Al-Sadr stated that “the real alternative to the boycott is the replacement of the current faces (shlaa’ qalaa’), in the hope that doors to reform may be opened, submission to the corrupt closed, the people safeguarded from uncontrolled weapons and the repression of dissent, rid of polluted water, the return of Iraq’s rightful share of water and electricity, the protection of borders against terrorism and smuggling, and freedom from foreign agendas that have weakened both the faith and the nation.”

He further emphasized that “the alternative to the boycott is comprehensive reform, a change of faces, and even a change of mentalities, to save Iraq by political and legal means without foreign interference—though such prospects remain doubtful.”

These remarks, despite their sharp tone, outline for the first time since the boycott decision a “scenario of alternatives” that could allow the movement to reconsider its position, provided a true structural transformation of governance takes place.

Earlier this year, in March, al-Sadr had reiterated his refusal to participate in the next elections, citing entrenched corruption and the dominance of “the corrupt” over state institutions, going so far as to claim that Iraq was “breathing its last breaths.”

Back in June 2022, he had taken the drastic step of withdrawing from the political process altogether, pulling out his 73 lawmakers from Parliament and asserting that no return was possible under the continued corruption and sectarian quota system.

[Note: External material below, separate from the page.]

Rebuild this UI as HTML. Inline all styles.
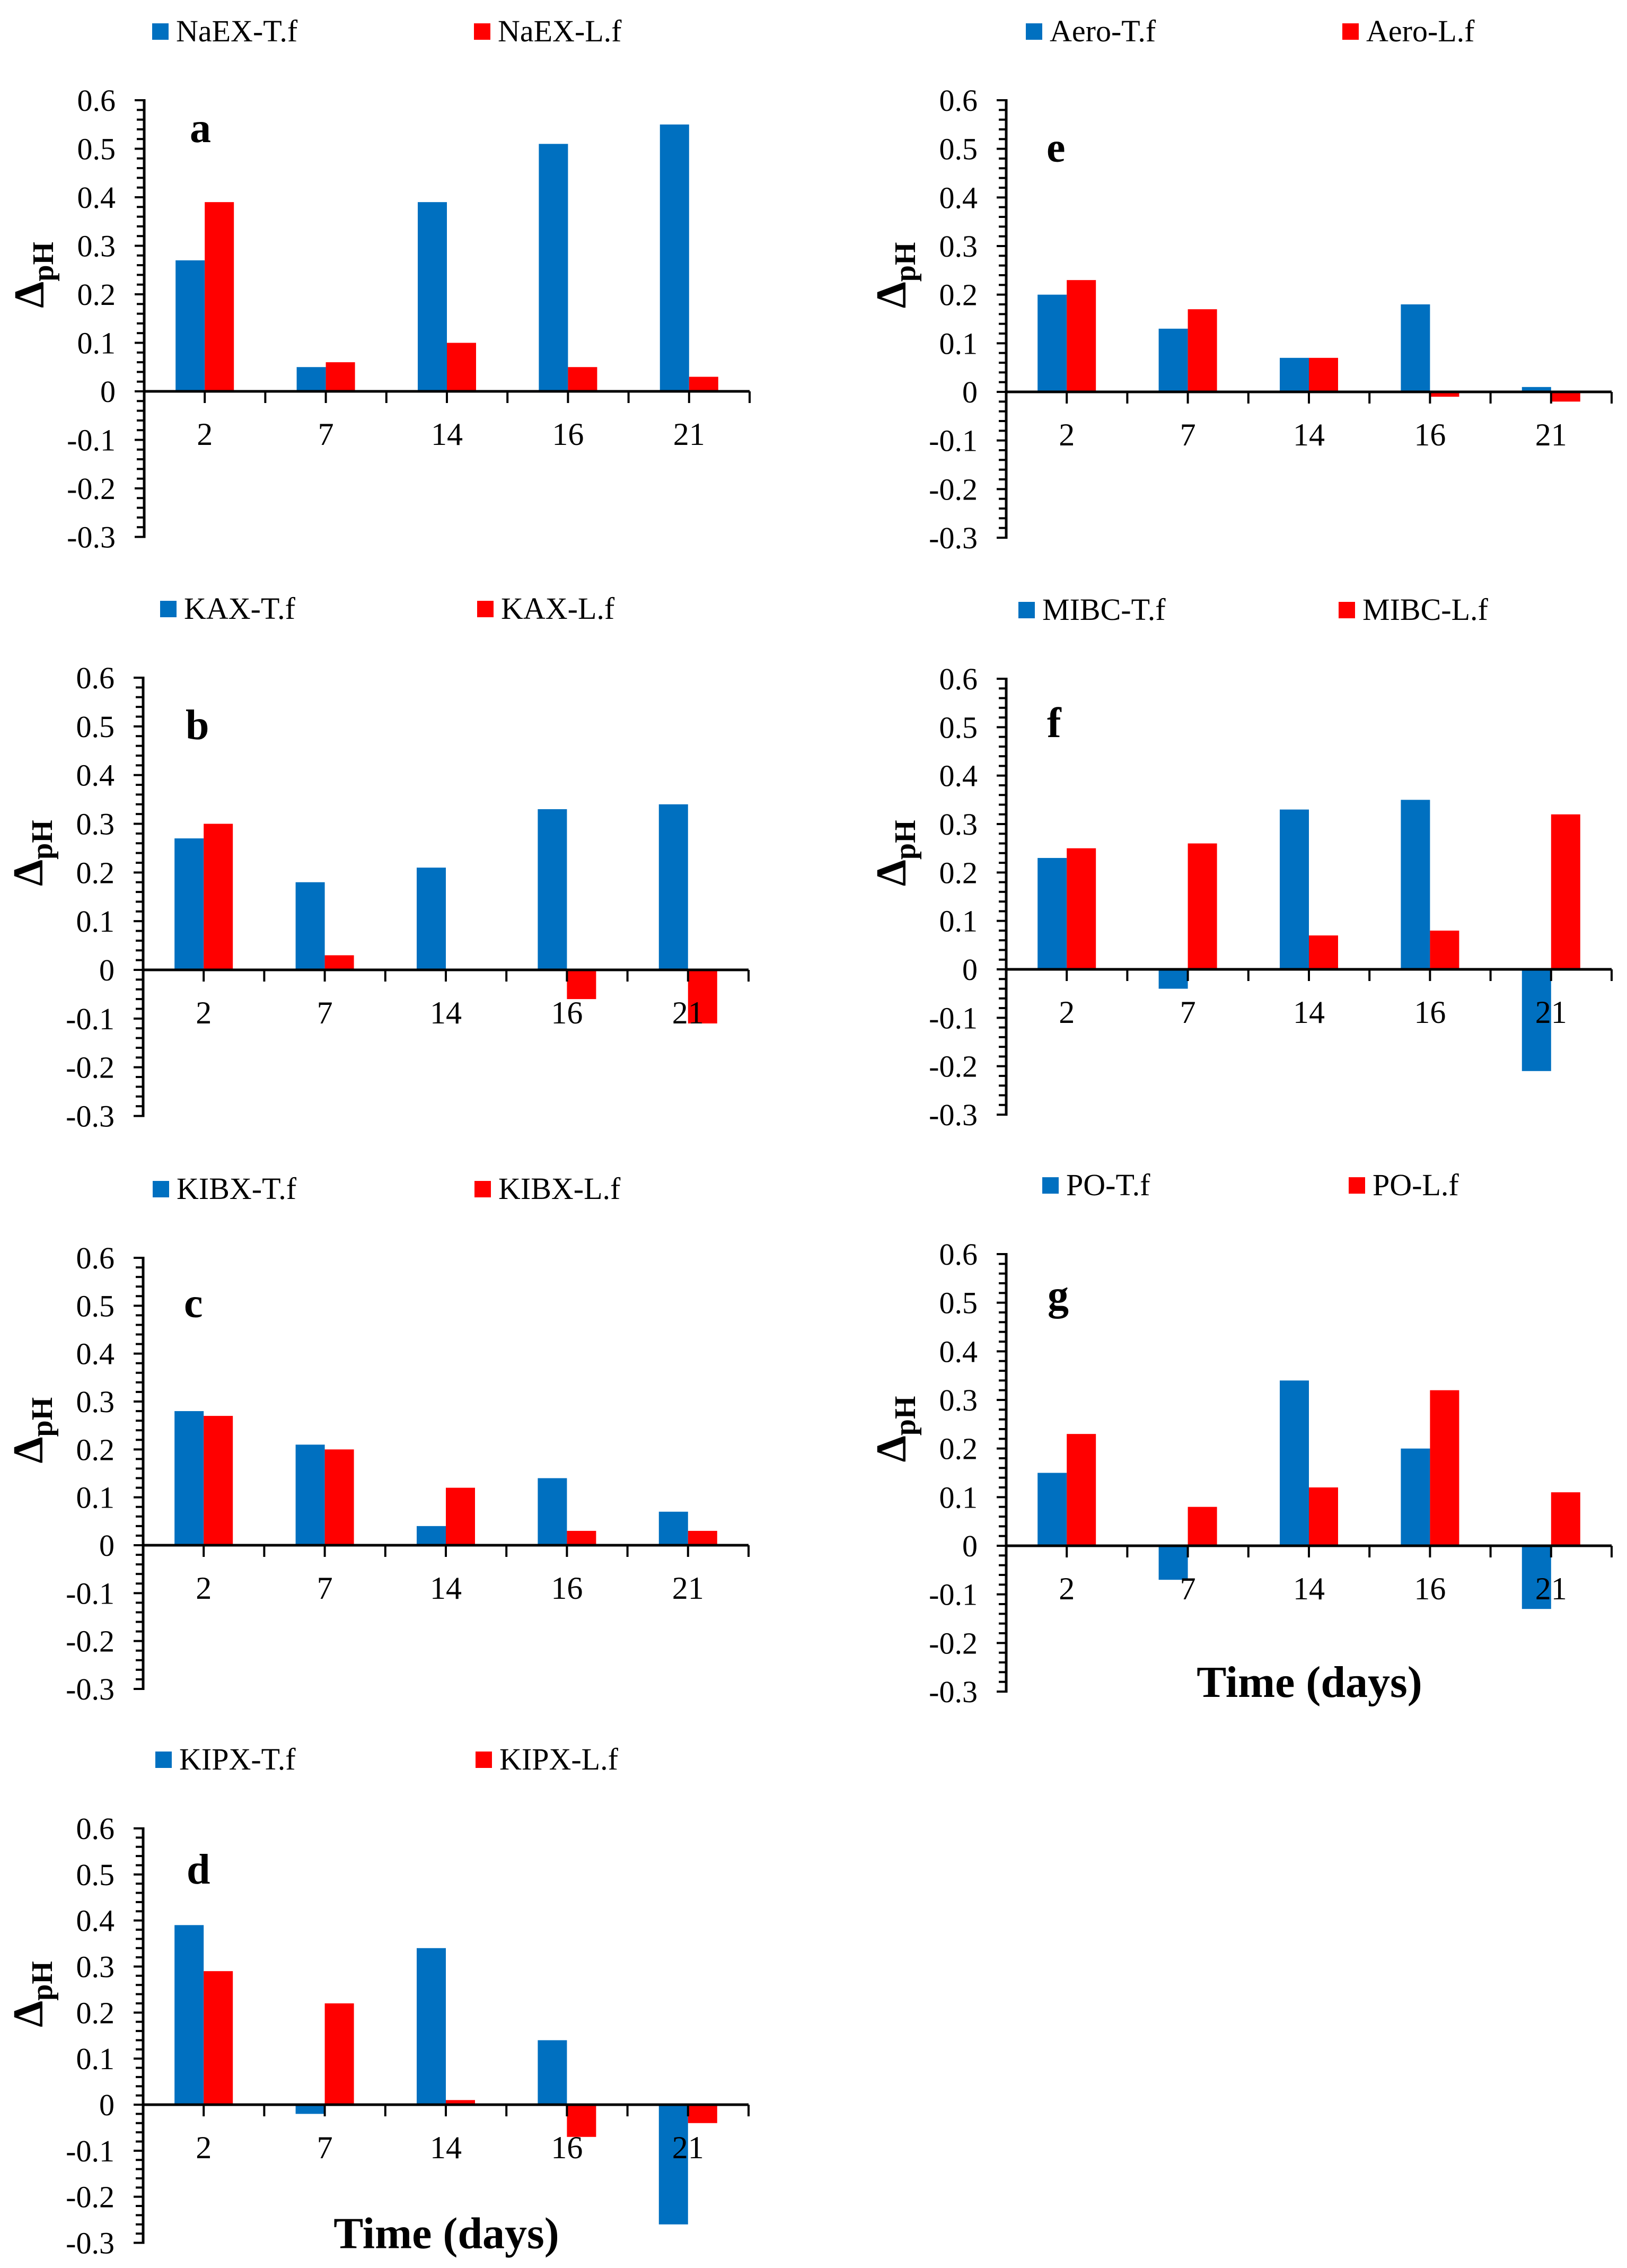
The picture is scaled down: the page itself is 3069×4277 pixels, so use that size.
<!DOCTYPE html>
<html><head><meta charset="utf-8"><style>
html,body{margin:0;padding:0;background:#fff;}
svg{display:block;}
text{font-family:"Liberation Serif","Times New Roman",serif;}
</style></head><body>
<svg id="fig" width="3069" height="4277" viewBox="0 0 3069 4277" xmlns="http://www.w3.org/2000/svg"></svg>
<script>
const categories = ["2","7","14","16","21"];
const yTicks = [0.6,0.5,0.4,0.3,0.2,0.1,0,-0.1,-0.2,-0.3];
const yTickLabels = ["0.6","0.5","0.4","0.3","0.2","0.1","0","-0.1","-0.2","-0.3"];
const panelIds = ["a","b","c","d","e","f","g"];
const seriesNames = [["NaEX-T.f","NaEX-L.f"],["KAX-T.f","KAX-L.f"],["KIBX-T.f","KIBX-L.f"],["KIPX-T.f","KIPX-L.f"],["Aero-T.f","Aero-L.f"],["MIBC-T.f","MIBC-L.f"],["PO-T.f","PO-L.f"]];
const valsA_T = [0.27,0.05,0.39,0.51,0.55];
const valsA_L = [0.39,0.06,0.10,0.05,0.03];
const valsB_T = [0.27,0.18,0.21,0.33,0.34];
const valsB_L = [0.30,0.03,0,-0.06,-0.11];
const valsC_T = [0.28,0.21,0.04,0.14,0.07];
const valsC_L = [0.27,0.20,0.12,0.03,0.03];
const valsD_T = [0.39,-0.02,0.34,0.14,-0.26];
const valsD_L = [0.29,0.22,0.01,-0.07,-0.04];
const valsE_T = [0.20,0.13,0.07,0.18,0.01];
const valsE_L = [0.23,0.17,0.07,-0.01,-0.02];
const valsF_T = [0.23,-0.04,0.33,0.35,-0.21];
const valsF_L = [0.25,0.26,0.07,0.08,0.32];
const valsG_T = [0.15,-0.07,0.34,0.20,-0.13];
const valsG_L = [0.23,0.08,0.12,0.32,0.11];
const seriesT = [valsA_T,valsB_T,valsC_T,valsD_T,valsE_T,valsF_T,valsG_T];
const seriesL = [valsA_L,valsB_L,valsC_L,valsD_L,valsE_L,valsF_L,valsG_L];

// layout (not data)
const layout = [
 {ax:272, top:189, zero:738, leg1:15, leg2:622, lx:358, lb:79, time:false},
 {ax:270, top:1278, zero:1829, leg1:32, leg2:630, lx:350, lb:116, time:false},
 {ax:270, top:2372, zero:2914, leg1:18, leg2:625, lx:347, lb:112, time:false},
 {ax:270, top:3448, zero:3969, leg1:23, leg2:627, lx:352, lb:104, time:true},
 {ax:1898, top:189, zero:739, leg1:37, leg2:634, lx:1974, lb:116, time:false},
 {ax:1898, top:1280, zero:1828, leg1:23, leg2:627, lx:1975, lb:110, time:false},
 {ax:1898, top:2365, zero:2915, leg1:68, leg2:646, lx:1976, lb:104, time:true}
];
const AXW = 1142, BLUE = "#0070C0", RED = "#FF0000";
const svg = document.getElementById('fig');
const NS = "http://www.w3.org/2000/svg";
function mk(tag, attrs, parent){ const e=document.createElementNS(NS,tag); for(const k in attrs) e.setAttribute(k,attrs[k]); (parent||svg).appendChild(e); return e; }

panelIds.forEach((pid,i)=>{
  const L = layout[i];
  const step = (L.zero - L.top)/6;
  const y = v => L.zero - v*step*10;
  const cw = AXW/categories.length;
  const xc = j => L.ax + cw*(j+0.5);
  const bw = 55;
  const g = mk('g',{});
  
  

  const lt = L.top - 145;
  const s1 = mk('rect',{x:L.ax+L.leg1,y:lt,width:31,height:31,fill:BLUE},g);
  
  
  const t1 = mk('text',{x:L.ax+L.leg1+45,y:lt+34,'font-size':58},g);
  t1.textContent = seriesNames[i][0];
  
  
  const s2 = mk('rect',{x:L.ax+L.leg2,y:lt,width:31,height:31,fill:RED},g);
  
  
  const t2 = mk('text',{x:L.ax+L.leg2+45,y:lt+34,'font-size':58},g);
  t2.textContent = seriesNames[i][1];
  
  

  categories.forEach((c,j)=>{
    const vt = seriesT[i][j], vl = seriesL[i][j];
    const bt = mk('rect',{x:xc(j)-bw,y:Math.min(y(vt),y(0)),width:bw,height:Math.abs(y(vt)-y(0)),fill:BLUE},g);
    
    
    const bl = mk('rect',{x:xc(j),y:Math.min(y(vl),y(0)),width:bw,height:Math.abs(y(vl)-y(0)),fill:RED},g);
    
    
  });

  const ya = mk('line',{x1:L.ax,y1:y(0.6)-2,x2:L.ax,y2:y(-0.3)+2,stroke:'#000','stroke-width':5},g);
  
  
  for(let k=0;k<=45;k++){
    const v = 0.6 - k*0.02;
    const major = (k%5===0);
    mk('line',{x1:L.ax-(major?18:14),y1:y(v),x2:L.ax,y2:y(v),stroke:'#000','stroke-width':4},g);
  }
  yTicks.forEach((v,k)=>{
    const tl = mk('text',{x:L.ax-54,y:y(v)+20,'font-size':58,'text-anchor':'end'},g);
    tl.textContent = yTickLabels[k];
    
    
  });

  const xa = mk('line',{x1:L.ax,y1:y(0),x2:L.ax+AXW,y2:y(0),stroke:'#000','stroke-width':5},g);
  
  
  for(let k=1;k<=10;k++){
    const xx = L.ax + cw*k/2;
    mk('line',{x1:xx,y1:y(0),x2:xx,y2:y(0)+22,stroke:'#000','stroke-width':4},g);
  }
  categories.forEach((c,j)=>{
    const xl = mk('text',{x:xc(j),y:y(0)+101,'font-size':60,'text-anchor':'middle'},g);
    xl.textContent = c;
    
    
  });

  const pl = mk('text',{x:L.lx,y:L.top+L.lb,'font-size':80,'font-weight':'bold'},g);
  pl.textContent = pid;
  
  

  const cy = y(0.24), cx = L.ax - 190;
  const yt = mk('text',{x:0,y:0,'font-size':80,'font-weight':'bold','text-anchor':'middle',transform:'translate('+cx+','+cy+') rotate(-90)'},g);
  
  
  yt.appendChild(document.createTextNode('Δ'));
  const sub = mk('tspan',{'font-size':56,dy:18},yt);
  sub.textContent = 'pH';

  if(L.time){
    const tt = mk('text',{x:L.ax+572,y:y(-0.3)+10,'font-size':84,'font-weight':'bold','text-anchor':'middle'},g);
    tt.textContent = 'Time (days)';
    
    
  }
});
</script>
</body></html>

Nevertheless, analysts see the latest statements as signaling a potential shift—albeit indirect—in the movement’s rhetoric. They may serve as psychological preparation for his supporters, or as an opening to reconsider participation should political balances shift or new compromises emerge.

It should be recalled that the Sadrist movement won the largest number of seats in the October 2021 elections, securing a broad popular mandate. However, this victory did not translate into government formation due to obstruction by the Shiite Coordination Framework, which turned to the Federal Court to block the election of a president, thereby paralyzing the process.

That deadlock led to the collapse of the tripartite alliance between al-Sadr, the Kurdistan Democratic Party, and the Sovereignty Alliance, followed by the withdrawal of Sadrist lawmakers from Parliament and the movement’s exit from the official political framework.

While recent signals suggest some openness, the conditions set by al-Sadr—radical reforms, dismantling of militias, and handing over weapons to the state—remain highly difficult to achieve. On multiple occasions, he has demanded the dissolution of all armed factions, including his own Peace Brigades, an objective deemed unrealistic in the current environment.

Research centers and political actors warn that voter turnout could drop significantly if the Sadrist movement maintains its boycott, given its considerable support base, particularly in southern and central provinces.

Against this backdrop, the Sadrist movement appears to be walking a fine line between maintaining its boycott and signaling conditional openness to a return. While the likelihood of fulfilling its stringent conditions remains slim, the repeated allusions to “alternatives to the boycott” leave the door ajar for a potential reversal, should the political landscape shift.